- REQUIREMENTS -
In the entries below, count every line containing "with". Return the number and nothing else.

* BEGIN DATA SUPPLIED *

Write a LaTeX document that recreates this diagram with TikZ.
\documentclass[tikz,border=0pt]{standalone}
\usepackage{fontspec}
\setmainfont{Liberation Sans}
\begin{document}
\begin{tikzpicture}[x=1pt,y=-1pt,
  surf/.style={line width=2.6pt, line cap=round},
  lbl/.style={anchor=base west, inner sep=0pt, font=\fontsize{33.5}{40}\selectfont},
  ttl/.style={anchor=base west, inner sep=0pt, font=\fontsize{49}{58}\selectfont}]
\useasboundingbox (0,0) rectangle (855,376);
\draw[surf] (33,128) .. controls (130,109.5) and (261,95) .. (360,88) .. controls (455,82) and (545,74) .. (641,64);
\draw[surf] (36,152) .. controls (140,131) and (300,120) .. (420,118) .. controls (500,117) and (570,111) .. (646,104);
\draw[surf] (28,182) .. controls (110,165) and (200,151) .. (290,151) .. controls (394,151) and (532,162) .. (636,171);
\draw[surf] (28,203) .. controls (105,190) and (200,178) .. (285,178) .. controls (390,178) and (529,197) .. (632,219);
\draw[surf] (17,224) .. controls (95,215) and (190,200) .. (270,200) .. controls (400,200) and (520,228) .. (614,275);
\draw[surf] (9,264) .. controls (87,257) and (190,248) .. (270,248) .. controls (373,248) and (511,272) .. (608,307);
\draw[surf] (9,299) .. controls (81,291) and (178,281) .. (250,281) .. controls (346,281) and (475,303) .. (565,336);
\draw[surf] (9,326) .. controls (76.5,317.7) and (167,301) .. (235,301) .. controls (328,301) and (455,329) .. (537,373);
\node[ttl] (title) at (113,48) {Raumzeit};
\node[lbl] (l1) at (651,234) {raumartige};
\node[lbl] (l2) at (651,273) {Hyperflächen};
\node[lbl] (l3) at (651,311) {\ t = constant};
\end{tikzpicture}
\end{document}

* END DATA SUPPLIED *
* BEGIN DATA SUPPLIED *

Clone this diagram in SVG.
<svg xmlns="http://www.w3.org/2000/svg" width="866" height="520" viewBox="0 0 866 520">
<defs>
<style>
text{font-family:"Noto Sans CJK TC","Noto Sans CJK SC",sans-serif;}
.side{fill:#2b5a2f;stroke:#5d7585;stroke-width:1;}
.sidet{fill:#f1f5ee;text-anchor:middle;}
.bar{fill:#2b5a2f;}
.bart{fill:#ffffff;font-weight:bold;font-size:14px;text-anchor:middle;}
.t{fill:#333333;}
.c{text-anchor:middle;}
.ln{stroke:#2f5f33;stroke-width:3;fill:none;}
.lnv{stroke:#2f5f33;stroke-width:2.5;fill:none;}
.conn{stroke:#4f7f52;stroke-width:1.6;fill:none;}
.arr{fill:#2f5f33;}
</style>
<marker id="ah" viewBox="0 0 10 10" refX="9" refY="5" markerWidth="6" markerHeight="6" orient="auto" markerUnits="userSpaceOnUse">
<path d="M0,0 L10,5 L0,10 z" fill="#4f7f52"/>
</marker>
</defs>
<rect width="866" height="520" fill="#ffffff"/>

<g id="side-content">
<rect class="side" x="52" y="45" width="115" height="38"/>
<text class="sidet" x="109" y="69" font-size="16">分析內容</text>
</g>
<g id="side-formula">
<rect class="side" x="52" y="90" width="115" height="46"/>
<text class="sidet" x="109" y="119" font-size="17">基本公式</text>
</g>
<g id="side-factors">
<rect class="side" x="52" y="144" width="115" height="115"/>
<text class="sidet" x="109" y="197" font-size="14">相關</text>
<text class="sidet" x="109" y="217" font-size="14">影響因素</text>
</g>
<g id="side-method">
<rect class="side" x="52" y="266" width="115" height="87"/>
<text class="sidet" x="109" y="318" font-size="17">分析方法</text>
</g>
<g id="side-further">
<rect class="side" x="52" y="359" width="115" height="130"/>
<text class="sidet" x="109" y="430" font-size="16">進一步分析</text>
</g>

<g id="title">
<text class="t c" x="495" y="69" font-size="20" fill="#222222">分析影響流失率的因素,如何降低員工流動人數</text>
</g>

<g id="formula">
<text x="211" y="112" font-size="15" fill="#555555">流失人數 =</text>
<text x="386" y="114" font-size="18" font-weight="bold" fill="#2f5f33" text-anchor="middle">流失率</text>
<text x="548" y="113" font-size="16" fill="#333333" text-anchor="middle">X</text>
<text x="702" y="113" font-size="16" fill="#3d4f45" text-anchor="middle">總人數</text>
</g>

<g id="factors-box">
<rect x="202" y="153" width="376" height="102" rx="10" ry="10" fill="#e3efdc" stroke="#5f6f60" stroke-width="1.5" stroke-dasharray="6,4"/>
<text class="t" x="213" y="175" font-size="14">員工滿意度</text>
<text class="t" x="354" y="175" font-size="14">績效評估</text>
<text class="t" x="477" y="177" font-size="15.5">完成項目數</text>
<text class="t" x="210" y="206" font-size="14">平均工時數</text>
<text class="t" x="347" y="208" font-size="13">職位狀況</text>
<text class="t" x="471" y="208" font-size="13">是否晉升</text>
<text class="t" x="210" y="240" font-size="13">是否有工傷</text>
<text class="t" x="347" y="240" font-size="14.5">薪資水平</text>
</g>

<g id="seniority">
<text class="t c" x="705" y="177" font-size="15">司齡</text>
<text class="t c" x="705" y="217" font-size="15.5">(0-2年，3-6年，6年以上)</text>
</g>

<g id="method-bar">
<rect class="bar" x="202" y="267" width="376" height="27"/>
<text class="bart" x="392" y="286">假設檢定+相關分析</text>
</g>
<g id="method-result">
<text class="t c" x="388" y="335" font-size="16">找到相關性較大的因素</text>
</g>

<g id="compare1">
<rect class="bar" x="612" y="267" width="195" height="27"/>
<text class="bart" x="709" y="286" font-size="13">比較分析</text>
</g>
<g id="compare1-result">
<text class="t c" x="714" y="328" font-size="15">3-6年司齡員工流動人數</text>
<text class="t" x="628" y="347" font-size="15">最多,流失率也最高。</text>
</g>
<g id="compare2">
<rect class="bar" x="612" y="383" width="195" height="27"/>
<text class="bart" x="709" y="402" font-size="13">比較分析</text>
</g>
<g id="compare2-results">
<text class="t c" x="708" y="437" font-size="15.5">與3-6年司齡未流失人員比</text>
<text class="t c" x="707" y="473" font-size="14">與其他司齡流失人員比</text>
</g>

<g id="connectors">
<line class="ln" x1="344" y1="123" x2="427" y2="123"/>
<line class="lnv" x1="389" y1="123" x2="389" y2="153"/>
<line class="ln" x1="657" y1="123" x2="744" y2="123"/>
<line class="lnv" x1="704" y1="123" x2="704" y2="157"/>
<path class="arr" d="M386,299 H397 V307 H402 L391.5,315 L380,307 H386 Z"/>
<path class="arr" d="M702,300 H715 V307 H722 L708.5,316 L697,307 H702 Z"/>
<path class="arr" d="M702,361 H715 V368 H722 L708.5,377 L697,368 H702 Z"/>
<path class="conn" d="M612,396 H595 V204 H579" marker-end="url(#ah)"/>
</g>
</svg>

* END DATA SUPPLIED *
* BEGIN DATA SUPPLIED *

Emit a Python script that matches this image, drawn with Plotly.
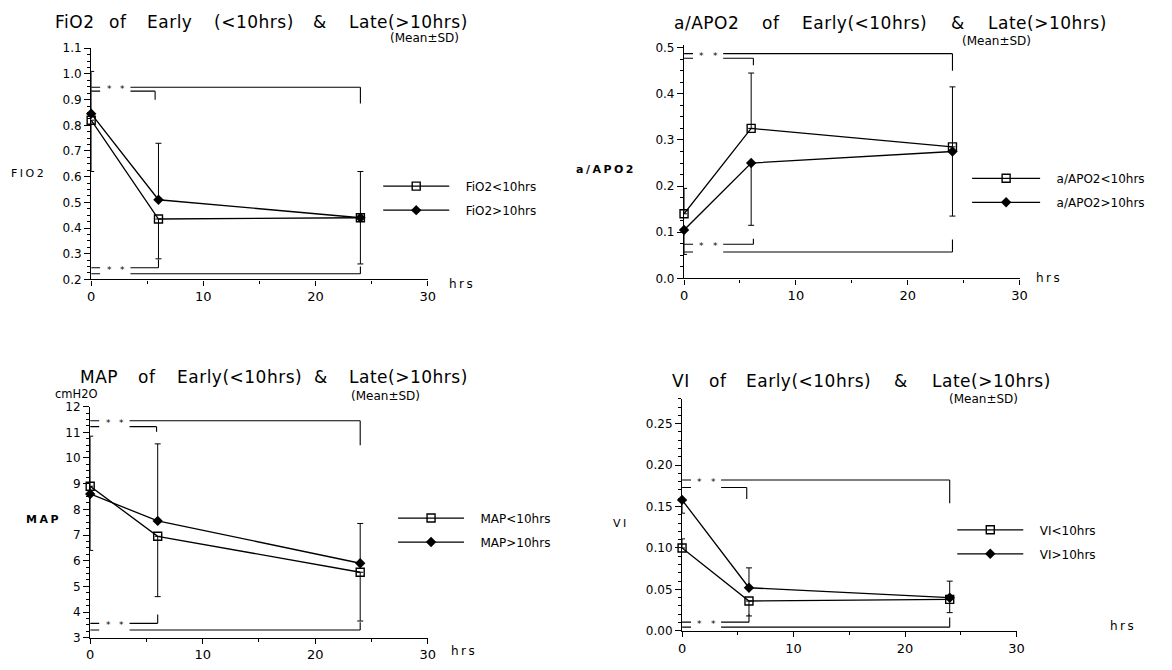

* END DATA SUPPLIED *

- CORRECT RESULT -
2